Incredibly, I've never attended an Online News Association (ONA) conference, even though I've spent decades as a working journalist or journalism professor (been to dozens of other conferences, though). This year I was accepted into a special year-long ONA program for female news executives, culminating last week with an in-person gathering of the roughly 34 execs at the organization's annual conference in Philadelphia.
Why just women? Like most professions, we're historically underrepresented in executive and C-suite leadership. And generally speaking, women leaders tend to manage differently from men, with much more emphasis on team work/collaboration and bottom-up leadership.

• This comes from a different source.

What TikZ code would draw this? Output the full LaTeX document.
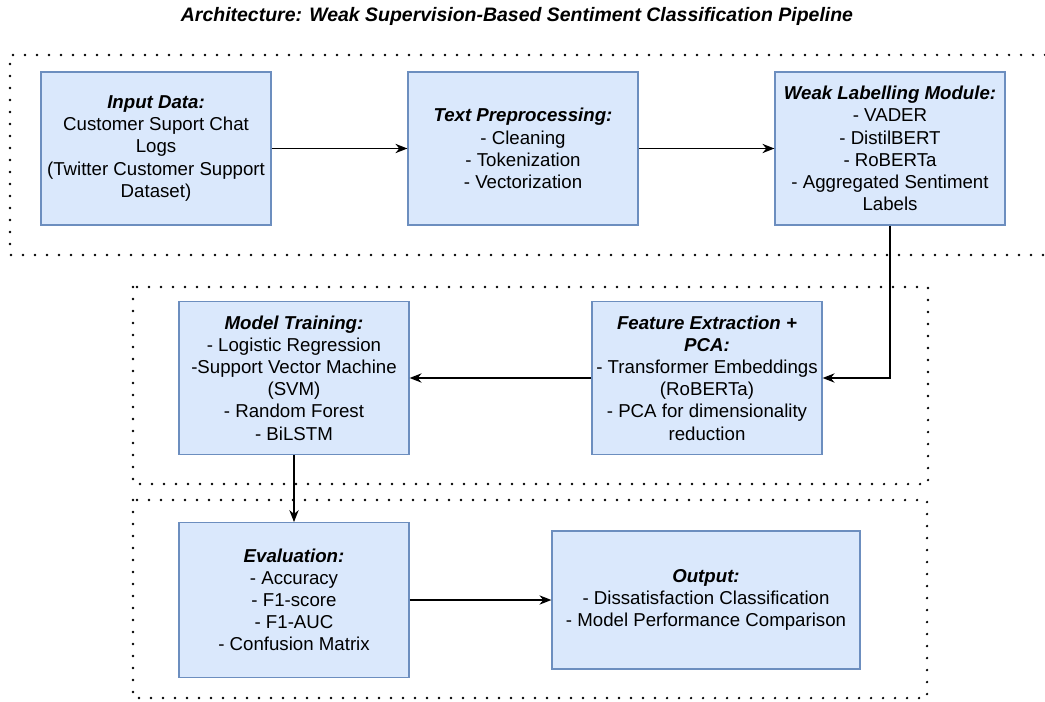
\documentclass[tikz,border=0pt]{standalone}
\usepackage{fontspec}
\setmainfont{Liberation Sans}
\usetikzlibrary{arrows.meta}
\definecolor{boxfill}{HTML}{DAE8FC}
\definecolor{boxline}{HTML}{6C8EBF}
\tikzset{
  stagebox/.style={draw=boxline,fill=boxfill,line width=0.9pt,align=center,
    minimum width=172.5pt,minimum height=114.75pt,inner sep=2pt,
    font=\fontsize{14}{16.6}\selectfont},
  groupline/.style={line width=1.9pt,line cap=round,dash pattern=on 0pt off 9pt},
  flow/.style={-{Stealth[length=9pt,width=7pt]},line width=1pt},
}
\newcommand{\hd}[1]{\textbf{\textit{#1}}}
\begin{document}
\begin{tikzpicture}[x=0.75pt,y=-0.75pt]
  \useasboundingbox (0,0) rectangle (1045,702);

  % title
  \node(title)at(517,16){\fontsize{14.6}{17}\selectfont\hd{Architecture: Weak Supervision-Based Sentiment Classification Pipeline}};

  % dotted groups
  \draw[groupline](1045,55)--(10,55)--(10,255)--(1045,255);
  \draw[groupline](133,287)rectangle(928,484);
  \draw[groupline](133,500)rectangle(927,698);

  % first row
  \node[stagebox](input)at(156,148.5){\hd{Input Data:}\\Customer Suport Chat\\Logs\\(Twitter Customer Support\\Dataset)};
  \node[stagebox](prep)at(523,148.5){\hd{Text Preprocessing:}\\- Cleaning\\- Tokenization\\- Vectorization};
  \node[stagebox](weak)at(890,148.5){\hd{Weak Labelling Module:}\\- VADER\\- DistilBERT\\- RoBERTa\\- Aggregated Sentiment\\Labels};

  % second row
  \node[stagebox](train)at(294,378){\hd{Model Training:}\\- Logistic Regression\\-Support Vector Machine\\(SVM)\\- Random Forest\\- BiLSTM};
  \node[stagebox](feat)at(707,378){\hd{Feature Extraction +}\\\hd{PCA:}\\- Transformer Embeddings\\(RoBERTa)\\- PCA for dimensionality\\reduction};

  % third row
  \node[stagebox,minimum height=116pt](eval)at(294,600){\hd{Evaluation:}\\- Accuracy\\- F1-score\\- F1-AUC\\- Confusion Matrix};
  \node[stagebox,minimum width=231pt,minimum height=103.5pt](out)at(706,600){\hd{Output:}\\- Dissatisfaction Classification\\- Model Performance Comparison};

  \draw[flow](input)--(prep);
  \draw[flow](prep)--(weak);
  \draw[flow](weak.south)|-(feat.east);
  \draw[flow](feat)--(train);
  \draw[flow](train)--(eval);
  \draw[flow](eval)--(out);
\end{tikzpicture}
\end{document}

To ONA's credit, this was a delightfully diverse group — along race/ethnicity, geography, religion, age, language, online vs. traditional newsrooms, for-profit vs. non-profit, etc. My initial goal was simply to have a cohort of execs I could turn to for help with the simplest of things, such as sharing blank performance-evaluation forms, newsroom social media policies and the like. What I ended up with was more — an almost spiritual commitment to forging ahead in difficult times, both financially for the news industry and emotionally (the endless threats, trolling and depressing nature of the news exact a heavy toll).
Take-aways from the broader conference beyond the female exec gathering?

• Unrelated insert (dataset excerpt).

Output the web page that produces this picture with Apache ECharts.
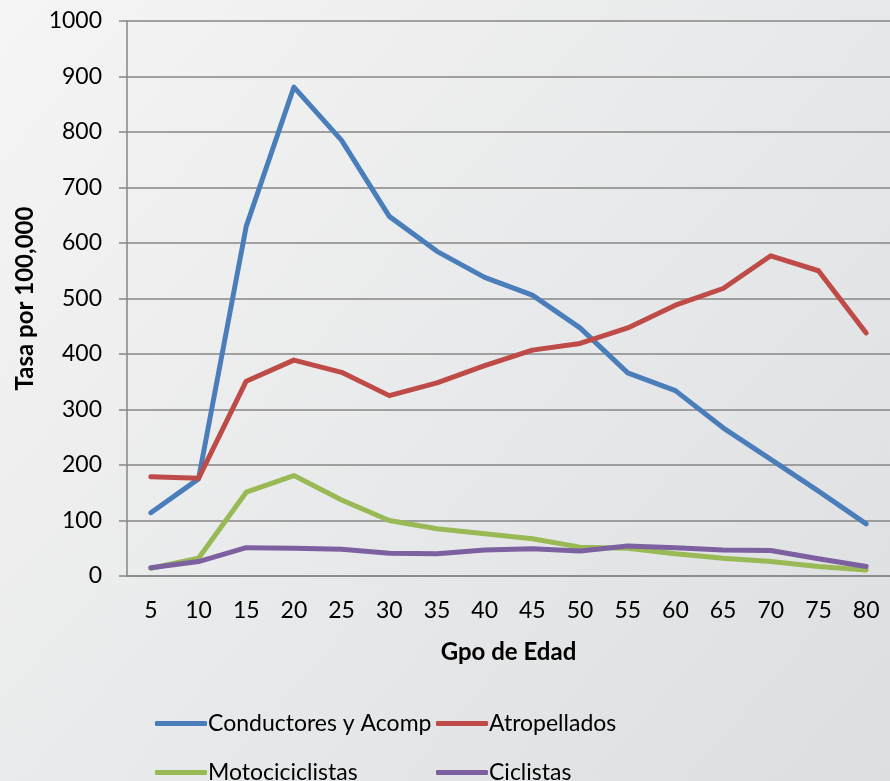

- The 2024 presidential election will likely be worse for disinformation/misinformation than the 2022 mid-terms and 2020 election. U.S. democracy is under threat, and we're living in historically important times in that regard. Artificial intelligence and ChatGPT are taking center stage both in potentially helping journalists stomp out misinformation but also in misleading the public. Bad actors are already pouncing. As a private citizen (such as a whistleblower) or a journalist/fact-checker, don't be tempted to use ChatGPT to write a form letter requesting public records under the Federal of Information Act (FOIA), according to several legal experts at the conference. Experiments with such letters so far have turned up embarrassing errors and problems.
- Care about truth and accuracy? Act like a troll by firehosing friends, family and colleagues with truthful information, as opposed to lies. Counter falsehoods by sharing and re-sharing accurate content from services such as Snopes and other reputable publications. And don't be afraid to share the same good info over and over and over again — you can't assume your audience saw it the first (or second or third) time. Readers are busy.
- If you're worried about social platforms, such as Twitter or Facebook, exploiting your private information for commercial (or electoral) gain, take steps to fix that. Experts from PEN America crafted incredibly handy guidelines on exactly how to protect yourself here and here.
- Finally ... breathe. We're in for more tougher times in terms of democracy. When the news feels overwhelming, try putting your thumbs in your ears and hum in a monotone for 10-30 seconds. I'm serious. Reset your mind this way throughout the day as many times as you need. And don't give up on the truth.